Hall County soon could be the proud new owner of a sewage plant.
After struggling for years to establish sewer service in the southern end of the county, the board of commissioners signed an option to buy the Spout Springs Water Reclamation Plant in September.
The plant, owned by developer John Wieland, would provide hundreds of thousands of gallons of treatment capacity each day for homes and businesses.
On Monday, commissioners again discussed buying the $13.8 million facility, which would be repaid by customers through tap-on and service fees.
The option is expected to close in mid-December.
"I think it’s a good idea," Commissioner Billy Powell said. "It’s a long time coming."
Commission Chairman Tom Oliver said it’s time that Hall County moves forward with such a large purchase.
"We’ve got to control our own destiny and this is just part of it," he said.
During a commission work session Monday afternoon, attorney Tread Syfan recommended that the county exercise the option to buy the plant, issuinig bonds to pay for it.
Syfan said the bonds would mature in April 2022. They could be prepaid anytime, but there would be no scheduled principal payment.
"What is anticipated is that as the county collects tap fees from sale of taps for sewer service users at the plant, those moneys would be accumulated and then ... they would be used to pay the principal of the debt off," he said.
The sewer plant serves South Hall’s Reunion and Sterling on the Lake subdivisions, as well as the Village at Deaton Creek.
Commissioners have said after purchasing the site, they would likely apply to the Georgia Environmental Protection Division to upgrade the plant from its current capacity of 750,000 gallons per day to 1.6 million gallons per day.
The purchase would complement the county’s new trunk line that comes down Winder Highway from Gainesville’s Flat Creek treatment plant, which would service the entire area.
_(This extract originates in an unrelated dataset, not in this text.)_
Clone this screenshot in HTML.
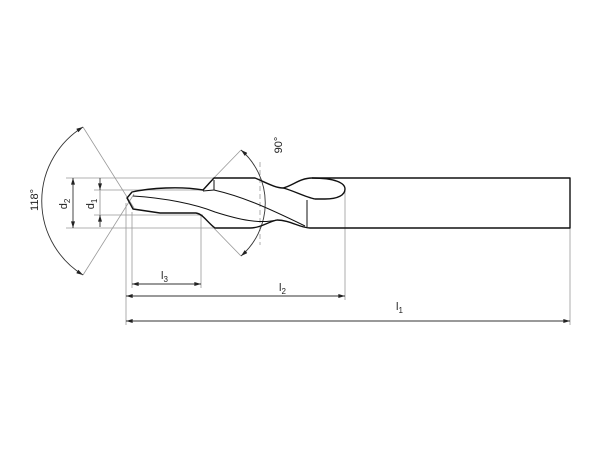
<!DOCTYPE html>
<html><head><style>html,body{margin:0;padding:0;background:#fff}svg{display:block}</style></head>
<body>
<svg width="600" height="450" viewBox="0 0 600 450" xmlns="http://www.w3.org/2000/svg" font-family="Liberation Sans, sans-serif">
<defs>
<marker id="a" viewBox="0 0 10 6" refX="10" refY="3" markerWidth="10" markerHeight="4" orient="auto-start-reverse" markerUnits="userSpaceOnUse"><path d="M0,0 L10,3 L0,6z" fill="#222"/></marker>
</defs>
<g stroke="#999" stroke-width="0.8" fill="none">
<line x1="66" y1="178" x2="214" y2="178"/>
<line x1="66" y1="228" x2="214" y2="228"/>
<line x1="94" y1="190" x2="203" y2="190"/>
<line x1="94" y1="215" x2="203" y2="215"/>
<line x1="126" y1="203" x2="126" y2="325"/>
<line x1="132" y1="212" x2="132" y2="288"/>
<line x1="201" y1="214" x2="201" y2="288"/>
<line x1="345" y1="190" x2="345" y2="300"/>
<line x1="570" y1="228" x2="570" y2="325"/>
<line x1="83" y1="127" x2="134" y2="208"/>
<line x1="83" y1="275" x2="134" y2="194"/>
<line x1="241" y1="150" x2="208" y2="184"/>
<line x1="241" y1="256" x2="206" y2="220"/>
<line x1="260" y1="162" x2="260" y2="245" stroke-dasharray="5,3"/>
</g>
<g stroke="#333" stroke-width="0.9" fill="none">
<path d="M83,127 A87,87 0 0 0 83,275" marker-start="url(#a)" marker-end="url(#a)"/>
<path d="M241,150 A70,70 0 0 1 241,256" marker-start="url(#a)" marker-end="url(#a)"/>
<line x1="73" y1="178" x2="73" y2="228" marker-start="url(#a)" marker-end="url(#a)"/>
<line x1="100" y1="178" x2="100" y2="190" marker-end="url(#a)"/>
<line x1="100" y1="227" x2="100" y2="215" marker-end="url(#a)"/>
<line x1="100" y1="190" x2="100" y2="215" stroke="#999"/>
<line x1="132" y1="284" x2="201" y2="284" marker-start="url(#a)" marker-end="url(#a)"/>
<line x1="126" y1="296" x2="345" y2="296" marker-start="url(#a)" marker-end="url(#a)"/>
<line x1="126" y1="321" x2="570" y2="321" marker-start="url(#a)" marker-end="url(#a)"/>
</g>
<g stroke="#111" stroke-width="1.4" fill="none" stroke-linejoin="round">
<path d="M203,190 L214,178 L255,178 C265,182 275,188 283,188 C292,186 300,178 312,178 L570,178 L570,228 L310,228 C300,228 290,220 277,220 C268,222 260,228 250,228 L215,228 C207,222 203,214 196,213 L160,213 L133,209 L127,198 L132,192 C150,188 180,186 203,190 Z"/>
<path d="M312,178 C335,178 345,183 345,189 C345,195 338,199 325,199 L315,199 C305,197 292,190 283,188"/>
<path d="M214,180 L214,190 L203,191" stroke-width="1"/>
<path d="M214,190 C240,196 262,205 305,226" stroke-width="1"/>
<path d="M307,200 L307,227" stroke-width="1"/>
<path d="M133,196 C165,198 195,204 215,212 C240,220 260,224 277,220" stroke-width="1"/>
</g>
<g fill="#222" font-size="11">
<text x="38" y="200" transform="rotate(-90 38 200)" text-anchor="middle">118°</text>
<text x="282" y="145" transform="rotate(-90 282 145)" text-anchor="middle">90°</text>
<text x="67" y="204" transform="rotate(-90 67 204)" text-anchor="middle">d<tspan font-size="8" dy="3">2</tspan></text>
<text x="94" y="204" transform="rotate(-90 94 204)" text-anchor="middle">d<tspan font-size="8" dy="3">1</tspan></text>
<text x="161" y="279">l<tspan font-size="8" dy="3">3</tspan></text>
<text x="279" y="291">l<tspan font-size="8" dy="3">2</tspan></text>
<text x="396" y="310">l<tspan font-size="8" dy="3">1</tspan></text>
</g>
</svg>
</body></html>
"If we got excess flow we could shoot it into our trunk line and bring it all the way back to Gainesville," Oliver said.
With a drought that doesn’t seem to be letting up any time soon, Oliver said the purchase of the plant, along with the new trunk line, will change the complexion of the county in the way development is done.
"This will allow us to control the destiny of the water," he said. "Truly this is the secret of the future."